Abraham Lincoln and the American Struggle (2022)
14 April 1865 - Good Friday as well as the 4th Anniversary of the Surrender of Fort Sumter: Lincoln (eventually) announced that he would attend a play at Ford’s Theater, “Our American Cousin”. The play-loving President was in the mood for a comedy, not so much for a tragedy. Lincoln was plenty busy during the day, among other things meeting with Grant and visiting the War Department. By the late-morning, Ford’s Theater was told that the Lincolns and the Grants were going to attend that evening’s play, but Julia Grant
in no way wanted to be anywhere near Mary Todd Lincoln, since the war was in essence over. Julia told her husband that it was time to visit family instead of attending the play with the Lincolns, and one can almost hear General Ulysses S. Grant saying, “Yes, Dear”.
The First Lady now had to scramble to find two guests to attend the play with her and the President, and she experienced tremendous difficulty in doing so. Mary Todd Lincoln's behavior and attitude as First Lady over four years had turned off almost everybody among the DC political and military elites, so she in desperation for the two guests settled on a personal friend, Emma Harris, who was engaged to Major Henry Rathbone.
14 April 1865, 8:30 pm: The Lincoln entourage entered the theater, with the play’s first act in progress.

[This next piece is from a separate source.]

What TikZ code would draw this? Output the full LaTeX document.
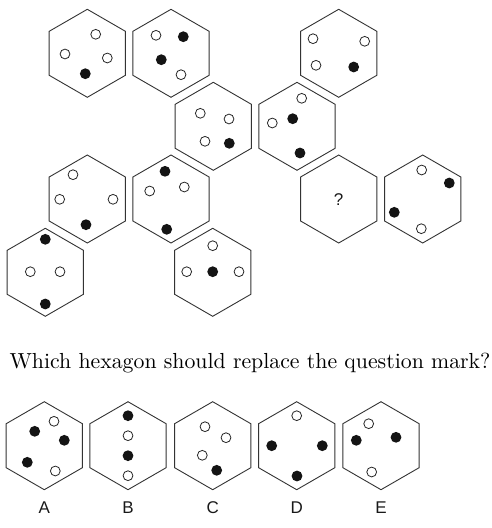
\documentclass[tikz,border=0pt]{standalone}
\usepackage{fontspec}
\newfontfamily\labelfont{Liberation Sans}
\usetikzlibrary{shapes.geometric}
\tikzset{
  hexa/.style={regular polygon, regular polygon sides=6, shape border rotate=30,
    minimum size=88pt, inner sep=0pt, outer sep=0pt, draw=black!80, line width=0.9pt},
  wd/.style={circle, minimum size=9.8pt, inner sep=0pt, draw=black!85, line width=0.8pt, fill=white},
  bd/.style={circle, minimum size=10.8pt, inner sep=0pt, fill=black!92},
  lbl/.style={font=\labelfont\fontsize{17}{19}\selectfont, text=black!90, inner sep=0pt},
}
\begin{document}
\begin{tikzpicture}[x=1pt,y=-1pt]
\useasboundingbox (0,0) rectangle (492,528);
% puzzle hexagons
\node[hexa] (h1) at (87.3,53.3) {};
\node[hexa] (h2) at (171,53.3) {};
\node[hexa] (h3) at (213.3,126.3) {};
\node[hexa] (h4) at (338.7,53.3) {};
\node[hexa] (h5) at (297,126.3) {};
\node[hexa] (h6) at (87.3,199) {};
\node[hexa] (h7) at (171,199) {};
\node[hexa] (h8) at (45.3,272.3) {};
\node[hexa] (h9) at (212.7,272.3) {};
\node[hexa] (h10) at (338.7,199) {};
\node[hexa] (h11) at (422.7,199) {};
\node[lbl, font=\labelfont\fontsize{17}{19}\selectfont] (q) at (338.7,199.5) {?};
% dots h1
\node[wd] (d1a) at (95.7,34.3) {};
\node[wd] (d1b) at (65,54) {};
\node[wd] (d1c) at (107.3,58) {};
\node[bd] (d1d) at (85.3,73.7) {};
% h2
\node[wd] (d2a) at (156,35.3) {};
\node[bd] (d2b) at (183.3,36.7) {};
\node[bd] (d2c) at (161.3,59.7) {};
\node[wd] (d2d) at (181,74.7) {};
% h3
\node[wd] (d3a) at (200.3,113.3) {};
\node[wd] (d3b) at (229,119) {};
\node[wd] (d3c) at (205,141.3) {};
\node[bd] (d3d) at (229.3,143.3) {};
% h4
\node[wd] (d4a) at (313,38.7) {};
\node[wd] (d4b) at (364.7,41.3) {};
\node[wd] (d4c) at (316,65.3) {};
\node[bd] (d4d) at (353.7,67) {};
% h5
\node[wd] (d5a) at (301.7,98.3) {};
\node[bd] (d5b) at (292.7,118.7) {};
\node[wd] (d5c) at (272.3,123) {};
\node[bd] (d5d) at (300,153) {};
% h6
\node[wd] (d6a) at (73,174.7) {};
\node[wd] (d6b) at (59.7,199.3) {};
\node[wd] (d6c) at (113,199.3) {};
\node[bd] (d6d) at (86,224.7) {};
% h7
\node[bd] (d7a) at (165,171.3) {};
\node[wd] (d7b) at (149.7,191) {};
\node[wd] (d7c) at (184.3,187) {};
\node[bd] (d7d) at (166.7,229.3) {};
% h8
\node[bd] (d8a) at (45.3,239.3) {};
\node[wd] (d8b) at (30.3,271.7) {};
\node[wd] (d8c) at (60,271.7) {};
\node[bd] (d8d) at (45.3,304) {};
% h9
\node[wd] (d9a) at (212.7,245.7) {};
\node[wd] (d9b) at (186.7,271.7) {};
\node[bd] (d9c) at (212.7,271.7) {};
\node[wd] (d9d) at (239,271.7) {};
% h11
\node[wd] (d11a) at (421.7,170) {};
\node[bd] (d11b) at (449.3,183) {};
\node[bd] (d11c) at (394.3,212.3) {};
\node[wd] (d11d) at (421.3,228.7) {};
% question
\node[anchor=base west, inner sep=0pt] (txt) at (9.3,368.3)
  {\resizebox{481pt}{!}{Which hexagon should replace the question mark?}};
% answers
\node[hexa] (ha) at (44.3,445.7) {};
\node[hexa] (hb) at (128,445.7) {};
\node[hexa] (hc) at (212.7,445.7) {};
\node[hexa] (hd) at (296.7,445.7) {};
\node[hexa] (he) at (381,445.7) {};
% A
\node[wd] (da1) at (54,421.3) {};
\node[bd] (da2) at (34.7,431.3) {};
\node[bd] (da3) at (64.3,440.3) {};
\node[bd] (da4) at (27.3,462.3) {};
\node[wd] (da5) at (55.3,471) {};
% B
\node[bd] (db1) at (128,415.7) {};
\node[wd] (db2) at (128,435.7) {};
\node[bd] (db3) at (128,455.7) {};
\node[wd] (db4) at (128,475.7) {};
% C
\node[wd] (dc1) at (205,426.7) {};
\node[wd] (dc2) at (226,437.7) {};
\node[wd] (dc3) at (202.3,455.3) {};
\node[bd] (dc4) at (216.7,470.3) {};
% D
\node[wd] (dd1) at (296.7,415.7) {};
\node[bd] (dd2) at (271.7,445.7) {};
\node[bd] (dd3) at (322.3,445.7) {};
\node[bd] (dd4) at (297,476) {};
% E
\node[wd] (de1) at (368.7,423.7) {};
\node[bd] (de2) at (356.3,440.3) {};
\node[bd] (de3) at (396,437.3) {};
\node[wd] (de4) at (371.7,472) {};
% labels
\node[lbl] (la) at (44.3,507.5) {A};
\node[lbl] (lb) at (128,507.5) {B};
\node[lbl] (lc) at (212.7,507.5) {C};
\node[lbl] (ld) at (296.7,507.5) {D};
\node[lbl] (le) at (381,507.5) {E};
\end{tikzpicture}
\end{document}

The actors on the stage paused their performance as “Hail to the Chief” was played, and the standing room only crowd wildly cheered for the President. Once seated four across in the balcony, the play resumed. Booth knew the play very well, and planned on killing Lincoln while the crowd laughed at the funniest line in the play, which would occur in the second scene of the third act. Earlier in the afternoon, Booth had drilled a hole in the nearest of two rear doors entering the balcony. Booth also used a two-by-four to chop out plaster in a wall to use as a wedge with the piece of wood to bar the entry door to the balcony’s rear hallway, so he could not be caught from behind.
What did Booth say, and when did he say it, during his “Performance Assassination”? Did Booth, after shooting Lincoln, cry out “The South is Avenged”, or did he shout “Sic Semper Tyrannis”, the state motto of VA (“Thus Always to Tyrants”). It doesn’t matter, in that he was “performing”, and wanted to be heard and seen. Was Booth in the balcony or on the stage when he said something: like what he said, when he said something doesn’t matter. What does matter is that John Wilkes Booth committed the only “Performance Assassination” in U.S. History, denying the nation the leadership and wisdom of Abraham Lincoln during Reconstruction.

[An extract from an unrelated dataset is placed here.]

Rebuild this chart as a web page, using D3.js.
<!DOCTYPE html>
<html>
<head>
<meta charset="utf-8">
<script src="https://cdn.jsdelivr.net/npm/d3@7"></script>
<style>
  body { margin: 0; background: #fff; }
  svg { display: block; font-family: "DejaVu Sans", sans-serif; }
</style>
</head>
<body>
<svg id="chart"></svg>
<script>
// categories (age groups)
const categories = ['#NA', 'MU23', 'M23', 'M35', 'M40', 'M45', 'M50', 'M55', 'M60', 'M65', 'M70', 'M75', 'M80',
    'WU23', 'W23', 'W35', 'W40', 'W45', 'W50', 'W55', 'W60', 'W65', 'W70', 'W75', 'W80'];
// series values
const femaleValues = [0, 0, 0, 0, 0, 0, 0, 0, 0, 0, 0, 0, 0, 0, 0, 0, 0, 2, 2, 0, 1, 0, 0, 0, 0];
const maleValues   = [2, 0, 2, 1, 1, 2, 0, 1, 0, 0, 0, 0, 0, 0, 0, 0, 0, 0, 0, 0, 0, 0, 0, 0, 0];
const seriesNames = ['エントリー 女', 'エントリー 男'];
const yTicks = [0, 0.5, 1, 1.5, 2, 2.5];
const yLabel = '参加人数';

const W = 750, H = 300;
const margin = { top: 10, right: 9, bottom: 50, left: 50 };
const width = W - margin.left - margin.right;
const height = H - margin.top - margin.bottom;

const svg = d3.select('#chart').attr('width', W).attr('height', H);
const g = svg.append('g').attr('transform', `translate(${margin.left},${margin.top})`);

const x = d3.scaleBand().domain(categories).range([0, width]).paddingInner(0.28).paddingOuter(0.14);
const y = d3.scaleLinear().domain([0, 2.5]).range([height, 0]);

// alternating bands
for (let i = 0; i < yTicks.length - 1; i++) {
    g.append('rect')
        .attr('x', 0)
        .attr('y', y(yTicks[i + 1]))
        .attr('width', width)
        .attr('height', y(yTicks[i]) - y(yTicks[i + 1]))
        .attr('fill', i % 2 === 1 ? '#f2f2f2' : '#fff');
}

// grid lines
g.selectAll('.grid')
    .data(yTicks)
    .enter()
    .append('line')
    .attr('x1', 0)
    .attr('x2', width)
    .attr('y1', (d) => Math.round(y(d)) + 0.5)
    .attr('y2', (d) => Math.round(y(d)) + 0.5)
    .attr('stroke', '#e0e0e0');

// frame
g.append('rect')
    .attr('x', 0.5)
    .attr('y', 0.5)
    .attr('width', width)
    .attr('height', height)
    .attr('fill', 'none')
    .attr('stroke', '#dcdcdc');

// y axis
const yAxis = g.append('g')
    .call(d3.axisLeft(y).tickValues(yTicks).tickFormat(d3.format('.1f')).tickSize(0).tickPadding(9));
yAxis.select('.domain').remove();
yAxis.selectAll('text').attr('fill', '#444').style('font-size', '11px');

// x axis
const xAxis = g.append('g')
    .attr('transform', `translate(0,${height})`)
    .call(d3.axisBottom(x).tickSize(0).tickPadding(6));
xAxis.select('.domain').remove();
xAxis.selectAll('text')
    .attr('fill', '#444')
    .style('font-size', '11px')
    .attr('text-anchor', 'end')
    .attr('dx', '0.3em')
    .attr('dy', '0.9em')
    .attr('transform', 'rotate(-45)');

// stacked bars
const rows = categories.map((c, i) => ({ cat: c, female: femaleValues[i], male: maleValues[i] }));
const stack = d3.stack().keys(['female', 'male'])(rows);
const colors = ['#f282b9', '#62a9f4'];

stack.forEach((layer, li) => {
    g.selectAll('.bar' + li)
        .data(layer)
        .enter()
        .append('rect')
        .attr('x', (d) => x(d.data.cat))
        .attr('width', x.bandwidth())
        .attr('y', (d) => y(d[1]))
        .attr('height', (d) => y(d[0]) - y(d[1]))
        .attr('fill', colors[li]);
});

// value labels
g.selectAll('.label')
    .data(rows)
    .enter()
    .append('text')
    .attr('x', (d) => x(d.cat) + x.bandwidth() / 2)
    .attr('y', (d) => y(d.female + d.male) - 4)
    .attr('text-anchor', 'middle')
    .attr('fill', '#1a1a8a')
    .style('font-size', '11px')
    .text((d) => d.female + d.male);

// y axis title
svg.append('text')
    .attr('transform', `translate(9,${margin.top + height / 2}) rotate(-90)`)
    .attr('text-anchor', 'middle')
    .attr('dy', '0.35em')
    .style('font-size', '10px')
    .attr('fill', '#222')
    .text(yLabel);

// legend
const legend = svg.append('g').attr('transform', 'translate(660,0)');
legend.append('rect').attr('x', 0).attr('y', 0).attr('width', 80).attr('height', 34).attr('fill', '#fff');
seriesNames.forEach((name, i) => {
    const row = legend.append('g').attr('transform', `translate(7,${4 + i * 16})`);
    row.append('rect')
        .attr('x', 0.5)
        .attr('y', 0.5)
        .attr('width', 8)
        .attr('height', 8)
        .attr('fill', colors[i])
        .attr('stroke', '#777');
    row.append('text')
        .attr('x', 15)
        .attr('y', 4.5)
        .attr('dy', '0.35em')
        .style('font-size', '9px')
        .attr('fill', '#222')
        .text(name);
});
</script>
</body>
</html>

While Booth escaped Ford’s Theater, Lewis Powell brutally attacked SecState Seward, who was bedridden due to a recent carriage accident. Powell (age 20) thrust his knife at least 40 times, with most thrusts missing; what saved Seward’s life was his metal neck brace. David Herold (early-20s), who knew DC inside-and-out, was outside the Seward residence to lead Powell out of DC to a rendezvous with Booth in MD, but he ran away hearing the chaos. As a result, Powell, not knowing his way around DC, wasn’t able to escape to MD with Herold. George Atzerodt didn’t do much of anything to assassinate VP Johnson other than to drink. Authorities later discovered in Atzerodt’s hotel room (he stayed in the same hotel as the VP) a pistol and a check made out to him from Booth. John Wilkes Booth, ever the master manipulator of people, talked his way past a Union check point; he should have been turned away or arrested, but he was allowed to enter MD in the dead of night.

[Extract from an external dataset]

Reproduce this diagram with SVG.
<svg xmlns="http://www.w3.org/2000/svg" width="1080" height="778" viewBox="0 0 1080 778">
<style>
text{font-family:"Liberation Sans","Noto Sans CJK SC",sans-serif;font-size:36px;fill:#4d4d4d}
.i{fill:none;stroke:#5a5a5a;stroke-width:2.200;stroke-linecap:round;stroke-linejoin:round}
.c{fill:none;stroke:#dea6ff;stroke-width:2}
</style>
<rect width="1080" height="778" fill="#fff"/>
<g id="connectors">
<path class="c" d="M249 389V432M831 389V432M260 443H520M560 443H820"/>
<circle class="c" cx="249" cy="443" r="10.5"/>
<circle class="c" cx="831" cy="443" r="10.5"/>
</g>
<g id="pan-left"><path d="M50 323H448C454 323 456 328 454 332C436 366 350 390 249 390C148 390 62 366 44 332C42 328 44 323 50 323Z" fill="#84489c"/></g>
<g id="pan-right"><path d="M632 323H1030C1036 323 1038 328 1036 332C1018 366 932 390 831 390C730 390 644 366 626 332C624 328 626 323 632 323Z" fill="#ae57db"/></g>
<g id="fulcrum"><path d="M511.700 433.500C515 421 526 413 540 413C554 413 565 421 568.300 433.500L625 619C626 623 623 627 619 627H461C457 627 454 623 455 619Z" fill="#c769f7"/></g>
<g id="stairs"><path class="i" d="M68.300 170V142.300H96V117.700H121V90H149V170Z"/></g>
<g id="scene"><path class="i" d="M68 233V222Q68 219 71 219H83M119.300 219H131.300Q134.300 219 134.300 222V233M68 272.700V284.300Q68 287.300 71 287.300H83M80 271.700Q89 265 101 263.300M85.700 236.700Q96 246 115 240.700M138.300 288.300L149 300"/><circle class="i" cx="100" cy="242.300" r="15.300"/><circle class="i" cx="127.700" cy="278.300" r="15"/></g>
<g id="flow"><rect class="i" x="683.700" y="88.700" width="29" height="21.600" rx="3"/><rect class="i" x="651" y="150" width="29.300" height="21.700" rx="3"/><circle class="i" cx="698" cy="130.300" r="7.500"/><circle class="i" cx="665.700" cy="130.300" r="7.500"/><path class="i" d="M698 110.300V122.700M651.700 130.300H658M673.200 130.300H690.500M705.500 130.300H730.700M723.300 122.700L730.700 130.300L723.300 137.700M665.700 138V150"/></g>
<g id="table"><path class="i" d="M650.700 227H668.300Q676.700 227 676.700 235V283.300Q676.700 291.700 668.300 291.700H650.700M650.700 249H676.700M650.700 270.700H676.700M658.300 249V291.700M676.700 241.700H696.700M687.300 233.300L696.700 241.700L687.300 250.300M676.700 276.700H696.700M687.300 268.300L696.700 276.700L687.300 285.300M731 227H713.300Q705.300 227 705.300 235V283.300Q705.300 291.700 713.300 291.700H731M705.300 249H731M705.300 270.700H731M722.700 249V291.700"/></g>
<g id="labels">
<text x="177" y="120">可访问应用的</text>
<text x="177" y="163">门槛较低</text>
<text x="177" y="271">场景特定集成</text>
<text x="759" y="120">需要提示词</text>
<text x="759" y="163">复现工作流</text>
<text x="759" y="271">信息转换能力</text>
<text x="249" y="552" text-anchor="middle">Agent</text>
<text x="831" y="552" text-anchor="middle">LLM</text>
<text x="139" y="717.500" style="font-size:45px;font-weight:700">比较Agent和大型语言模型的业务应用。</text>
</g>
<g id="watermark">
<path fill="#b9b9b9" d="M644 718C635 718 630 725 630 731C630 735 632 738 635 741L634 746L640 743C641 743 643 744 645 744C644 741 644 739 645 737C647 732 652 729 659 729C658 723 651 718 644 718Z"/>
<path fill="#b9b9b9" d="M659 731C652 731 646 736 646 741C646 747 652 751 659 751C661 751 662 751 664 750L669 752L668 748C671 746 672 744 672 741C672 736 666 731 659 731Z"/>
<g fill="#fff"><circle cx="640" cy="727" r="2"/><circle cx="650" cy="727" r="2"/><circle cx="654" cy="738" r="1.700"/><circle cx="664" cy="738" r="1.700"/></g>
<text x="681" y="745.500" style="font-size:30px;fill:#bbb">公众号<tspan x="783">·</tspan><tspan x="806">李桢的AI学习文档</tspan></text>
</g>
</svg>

The manhunt for Booth (David Herold was with him) ended on 26 April 1865 in a tobacco barn on the Garrett Farm in VA. Over the previous twelve days, most of them trapped and hiding in the MD wilderness, Booth, via newspapers provided to him, discovered that he was not the Hero of the South, but instead a villain. Soon thereafter, Booth started to plan for his next performance, the “Performance Trial”, by writing out among other things his justifications for assassinating Lincoln. After David Herold gave himself up, and as the tobacco barn burned around him, Booth was shot in the neck by Sgt. Boston Corbett. Booth was paralyzed from the neck down, and was in excruciating pain, dying a few hours later when the sun was up. Booth’s last words, as he asked for his hands to be raised so he could see them, were, “Useless . . . useless”.
In the late-1860s, the “Lost Cause” took root as a sort of historic religion in the South. The “Lost Cause” was also accepted and embraced in the North, all the way to the brink of World War II (the book and movie “Gone With the Wind” would be one example for proof of the impact of the "Lost Cause"). Reconstruction proved to be the “2nd Civil War”, and in this conflict, the strategies and tactics favored the South; this time, the South had the advantages that counted in order to outlast the federal government, even under military occupation. After the “Compromise of 1877”, there were no more federal troops occupying areas of the South, which allowed the white South to do whatever it wanted in terms of denying basic rights to African-Americans for many decades. “Jim Crow” laws came to dominate the South, and the North used and embraced segregation as well. In 1896 the Supreme Court, in Plessy v. Ferguson, ruled that “Separate But Equal” was to be the nationwide standard.